Après une pause, il reprend. «Moi, j’ai trouvé une manière d’extérioriser à travers la musique, j’ai eu cette chance de pouvoir retrouver ma fierté d’être ce que je suis en faisant danser, en faisant rêver (…) La musique a fait que j’ai pu rendre du monde fier aussi», poursuit l’Innu, qui n’hésite pas à dire que la musique l’a littéralement sauvé.

Vers une réconciliation? 

Florent Vollant salue le travail de la Commission de vérité et réconciliation, qui a permis à plus de 6 750 personnes de raconter leur histoire. «Le fait d’avoir donné la chance à des survivants de s’exprimer, c’est déjà bien. C’est la vérité pour moi. Pour la réconciliation, je ne sais pas. Il va falloir qu’on se réconcilie avec nous même pour pouvoir penser à se réconcilier avec quelqu’un d’autre».
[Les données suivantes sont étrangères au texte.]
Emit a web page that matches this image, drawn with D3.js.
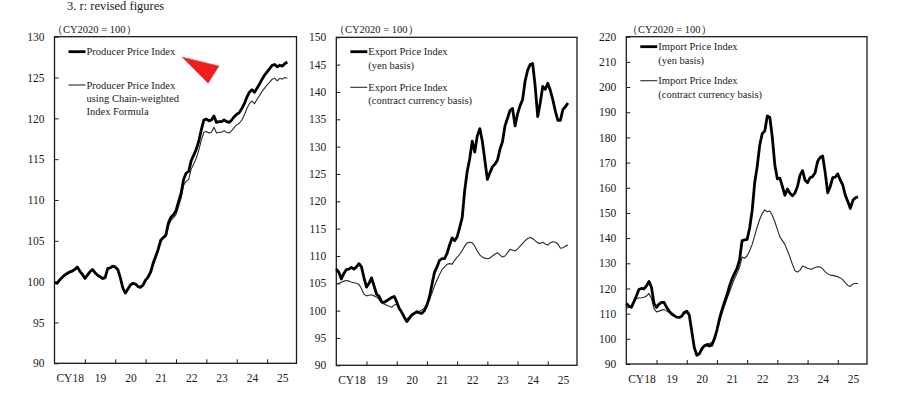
<!DOCTYPE html>
<html>
<head>
<meta charset="utf-8">
<script src="https://cdn.jsdelivr.net/npm/d3@7"></script>
<style>
  body { margin: 0; background: #fff; }
  svg { display: block; font-family: "Liberation Serif", "Times New Roman", serif; }
</style>
</head>
<body>
<svg id="chart" width="900" height="399"></svg>
<script>
// monthly values, Jan 2018 .. Sep 2025 (CY2020 = 100)
const ppi = [
  99.9, 99.8, 100.2, 100.5, 100.8, 101.0, 101.2, 101.3, 101.5, 101.8, 101.3, 100.9,
  100.4, 100.8, 101.2, 101.5, 101.1, 100.8, 100.6, 100.4, 100.5, 101.6, 101.7, 101.9,
  101.8, 101.5, 100.5, 99.2, 98.6, 99.1, 99.6, 99.8, 99.7, 99.4, 99.3, 99.6,
  100.2, 100.6, 101.2, 102.3, 103.1, 104.0, 105.1, 105.4, 105.7, 107.2, 107.9, 108.2,
  108.7, 109.8, 110.8, 112.5, 113.3, 113.5, 114.8, 115.5, 116.2, 117.2, 118.6, 119.8,
  119.9, 119.7, 119.8, 120.3, 119.5, 119.6, 119.6, 119.8, 119.6, 119.5, 119.8, 120.2,
  120.5, 120.7, 121.2, 121.8, 122.6, 123.2, 123.5, 123.2, 123.7, 124.2, 124.8, 125.3,
  125.7, 126.1, 126.5, 126.6, 126.3, 126.5, 126.4, 126.7, 126.9
];
const ppiChain = [
  99.9, 99.8, 100.1, 100.4, 100.7, 100.9, 101.1, 101.2, 101.4, 101.7, 101.2, 100.8,
  100.3, 100.7, 101.1, 101.4, 101.0, 100.7, 100.5, 100.3, 100.4, 101.5, 101.6, 101.8,
  101.7, 101.4, 100.4, 99.1, 98.6, 99.0, 99.5, 99.7, 99.7, 99.4, 99.3, 99.6,
  100.1, 100.4, 101.0, 102.0, 102.9, 103.8, 104.9, 105.3, 105.5, 106.8, 107.5, 107.8,
  108.2, 109.2, 110.2, 111.8, 112.3, 112.5, 113.8, 114.4, 115.1, 116.1, 117.3, 118.3,
  118.4, 118.2, 118.3, 118.9, 118.2, 118.3, 118.3, 118.5, 118.3, 118.2, 118.5, 118.9,
  119.2, 119.4, 119.8, 120.4, 121.2, 121.8, 122.1, 121.8, 122.3, 122.8, 123.3, 123.7,
  124.1, 124.4, 124.8, 124.9, 124.6, 124.9, 124.8, 125.0, 124.9
];
const exportYen = [
  107.6, 107.0, 105.8, 106.8, 107.5, 107.6, 107.9, 107.6, 108.0, 108.6, 108.0, 106.0,
  104.3, 105.0, 106.0, 104.5, 103.0, 102.6, 101.6, 101.5, 101.8, 102.1, 102.4, 102.6,
  101.6, 100.4, 99.7, 98.8, 98.0, 98.6, 99.2, 99.5, 99.8, 99.6, 99.5, 100.0,
  101.0, 102.5, 104.8, 107.0, 108.0, 109.2, 109.5, 109.5, 110.5, 112.0, 113.3, 112.8,
  113.5, 115.2, 117.0, 122.0, 125.5, 127.8, 131.0, 129.0, 132.0, 133.3, 131.0, 127.5,
  124.0, 125.2, 126.3, 126.8, 127.5, 129.5, 130.9, 133.8, 135.2, 136.6, 137.0, 133.8,
  136.0, 137.5, 138.6, 142.0, 144.0, 145.0, 145.2, 141.0, 135.5, 138.0, 141.0, 140.5,
  141.6, 140.3, 138.6, 136.5, 134.8, 134.8, 136.8, 137.3, 138.0
];
const exportContract = [
  104.9, 105.0, 105.2, 105.4, 105.5, 105.4, 105.2, 105.1, 105.0, 104.8, 104.0, 103.0,
  102.7, 102.8, 102.9, 102.7, 102.5, 102.0, 101.4, 101.2, 101.0, 100.8, 100.6, 101.0,
  101.2, 100.6, 99.5, 98.8, 98.4, 98.9, 99.4, 99.6, 99.8, 99.9, 100.1, 100.5,
  101.2, 102.0, 103.2, 104.5, 105.6, 106.6, 107.5, 108.0, 108.5, 108.6, 108.5, 109.2,
  109.8, 110.3, 111.0, 111.8, 112.4, 112.5, 112.4, 111.8, 110.9, 110.2, 109.8, 109.6,
  109.5, 109.6, 110.0, 110.3, 110.6, 110.2, 109.8, 110.0, 110.6, 111.2, 111.1, 110.9,
  111.3, 111.8, 112.3, 112.8, 113.2, 113.4, 113.2, 112.8, 112.4, 112.3, 112.5, 112.2,
  112.0, 112.4, 112.6, 112.5, 112.2, 111.4, 111.5, 111.8, 112.0
];
const importYen = [
  114.0, 113.0, 112.5, 114.7, 117.0, 119.6, 120.0, 119.8, 121.0, 122.8, 120.5, 114.0,
  112.5, 113.8, 114.5, 114.5, 112.5, 111.0, 110.0, 109.2, 108.6, 108.5, 109.0, 110.5,
  111.0, 109.5, 103.0, 96.5, 93.5, 94.0, 96.0, 97.2, 97.6, 97.2, 97.5, 100.0,
  103.5, 108.0, 111.5, 114.5, 117.5, 121.0, 123.8, 126.0, 128.0, 131.5, 139.0, 139.3,
  139.5, 144.0, 151.0, 162.0, 168.5, 177.0, 181.5, 182.5, 188.5, 188.0, 180.0, 169.0,
  163.5, 163.8, 160.5, 157.0, 159.5, 157.8, 156.8, 158.0, 160.5, 165.0, 166.8, 163.0,
  162.0, 164.0, 164.5, 166.0, 170.5, 172.0, 172.6, 166.0, 158.0, 160.5, 164.0, 164.2,
  165.5, 163.0, 161.0, 157.0, 154.5, 151.8, 155.0, 156.0, 156.4
];
const importContract = [
  112.0, 112.5, 112.8, 114.5, 116.0, 116.2, 116.3, 116.5, 117.0, 118.0, 116.0, 112.0,
  110.7, 111.0, 111.4, 111.6, 111.0, 110.5, 109.5, 109.0, 108.7, 108.5, 109.0, 110.0,
  110.5, 109.5, 103.5, 97.0, 94.0, 94.5, 96.5, 97.5, 98.0, 98.2, 98.5, 100.5,
  103.0, 106.5, 110.0, 113.0, 116.0, 118.5, 121.5, 124.0, 126.0, 128.5, 132.5, 132.0,
  133.0, 135.0, 137.5, 141.0, 144.5, 147.5, 149.8, 151.2, 150.5, 150.8, 149.0, 146.5,
  143.5, 140.5, 139.0, 137.5, 135.0, 132.5, 129.5, 127.0, 126.5, 127.3, 128.9, 128.5,
  128.0, 127.7, 127.8, 128.3, 128.6, 128.5, 127.8, 126.6, 125.8, 125.3, 125.2, 124.9,
  124.7, 124.2, 123.5, 122.2, 121.2, 120.8, 121.8, 122.0, 122.0
];

const yearLabels = ["CY18", "19", "20", "21", "22", "23", "24", "25"];
const yearTicks = [12, 24, 36, 48, 60, 72, 84];          // month index of each January
const labelMonths = [6, 18, 30, 42, 54, 66, 78, 90];      // mid-year
const ticks1 = [90, 95, 100, 105, 110, 115, 120, 125, 130];
const ticks2 = [90, 95, 100, 105, 110, 115, 120, 125, 130, 135, 140, 145, 150];
const ticks3 = [90, 100, 110, 120, 130, 140, 150, 160, 170, 180, 190, 200, 210, 220];

const unitLabel = "（CY2020 = 100）";
// red arrowhead in panel 1, in data units [month, index]
const arrowMark = [[50.4, 127.5], [65, 126.4], [60.7, 124.3]];

const panels = [
  { left: 54.5, right: 296.5, top: 36.7, bottom: 363.3, ticks: ticks1,
    thick: ppi, thin: ppiChain,
    thickText: ["Producer Price Index"],
    thinText: ["Producer Price Index", "using Chain-weighted", "Index Formula"],
    legendY: [51.7, 85], unitX: 52 },
  { left: 336.3, right: 577, top: 37.3, bottom: 365.3, ticks: ticks2,
    thick: exportYen, thin: exportContract,
    thickText: ["Export Price Index", "(yen basis)"],
    thinText: ["Export Price Index", "(contract currency basis)"],
    legendY: [51.7, 87.3], unitX: 334 },
  { left: 626.3, right: 867, top: 36.7, bottom: 364, ticks: ticks3,
    thick: importYen, thin: importContract,
    thickText: ["Import Price Index", "(yen basis)"],
    thinText: ["Import Price Index", "(contract currency basis)"],
    legendY: [46.7, 80.7], unitX: 627 }
];

const svg = d3.select("#chart");
const ink = "#1a1a1a";

// note at the very top
svg.append("text")
  .attr("x", 67).attr("y", 9.5)
  .attr("font-size", 12.5).attr("fill", ink)
  .text("3. r: revised figures");

panels.forEach((p, k) => {
  const x = d3.scaleLinear().domain([0, 96]).range([p.left, p.right + 1]);
  const y = d3.scaleLinear()
    .domain(d3.extent(p.ticks))
    .range([p.bottom, p.top]);

  const g = svg.append("g");

  // y axis, ticks pointing inward
  g.append("g")
    .attr("transform", `translate(${p.left},0)`)
    .call(d3.axisLeft(y).tickValues(p.ticks).tickSizeInner(-4).tickSizeOuter(0).tickPadding(10))
    .call(a => a.select(".domain").remove())
    .call(a => a.selectAll("line").attr("stroke", ink).attr("stroke-width", 1))
    .call(a => a.selectAll("text")
      .attr("font-family", "Liberation Serif, serif")
      .attr("font-size", 11.5).attr("fill", ink));

  // x axis year separators
  g.append("g")
    .attr("transform", `translate(0,${p.bottom})`)
    .call(d3.axisBottom(x).tickValues(yearTicks).tickSizeInner(-4).tickSizeOuter(0).tickFormat(""))
    .call(a => a.select(".domain").remove())
    .call(a => a.selectAll("line").attr("stroke", ink).attr("stroke-width", 1));

  // year labels centred in each year
  g.append("g")
    .attr("transform", `translate(0,${p.bottom})`)
    .call(d3.axisBottom(x).tickValues(labelMonths).tickSize(0).tickPadding(11)
      .tickFormat((d, i) => yearLabels[i]))
    .call(a => a.select(".domain").remove())
    .call(a => a.selectAll("text")
      .attr("font-family", "Liberation Serif, serif")
      .attr("font-size", 11.5).attr("fill", ink));

  // frame
  g.append("rect")
    .attr("x", p.left).attr("y", p.top)
    .attr("width", p.right - p.left).attr("height", p.bottom - p.top)
    .attr("fill", "none").attr("stroke", ink).attr("stroke-width", 1.3);

  g.append("text")
    .attr("x", p.unitX).attr("y", p.top - 4)
    .attr("font-size", 10.5).attr("fill", ink)
    .text(unitLabel);

  const line = d3.line()
    .x((d, i) => x(i))
    .y(d => y(d));

  g.append("path")
    .datum(p.thin)
    .attr("fill", "none").attr("stroke", "#2a2a2a").attr("stroke-width", 1.1)
    .attr("stroke-linejoin", "round")
    .attr("d", line);

  g.append("path")
    .datum(p.thick)
    .attr("fill", "none").attr("stroke", "#000").attr("stroke-width", 2.8)
    .attr("stroke-linejoin", "round")
    .attr("d", line);

  // legend
  const lx = p.left + 14;
  const entries = [
    { text: p.thickText, w: 2.8, c: "#000", ly: p.legendY[0] },
    { text: p.thinText, w: 1.1, c: "#2a2a2a", ly: p.legendY[1] }
  ];
  entries.forEach(e => {
    g.append("line")
      .attr("x1", lx).attr("x2", lx + 17)
      .attr("y1", e.ly).attr("y2", e.ly)
      .attr("stroke", e.c).attr("stroke-width", e.w);
    g.append("text")
      .attr("font-size", 10.5).attr("fill", ink)
      .selectAll("tspan")
      .data(e.text)
      .join("tspan")
      .attr("x", lx + 18)
      .attr("y", (d, i) => e.ly + 3.6 + i * 13.3)
      .text(d => d);
  });

  if (k === 0) {
    g.append("path")
      .attr("d", d3.line().x(d => x(d[0])).y(d => y(d[1]))(arrowMark) + "Z")
      .attr("fill", "#ee1c1c")
      .attr("stroke", "#f25a5a").attr("stroke-width", 0.8);
  }
});
</script>
</body>
</html>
S’il a un souhait, l’artiste espère que les efforts de la Commission auront des répercussions concrètes au sein des communautés et pour les générations à venir. «Ça va nous mener où, ça je me le demande. Est-ce que ça va finir sur une tablette?», s’interroge-t-il «Reconnaître le tort, c’est fait. Les paroles c’est beau, mais les actions, ça va être quoi maintenant?»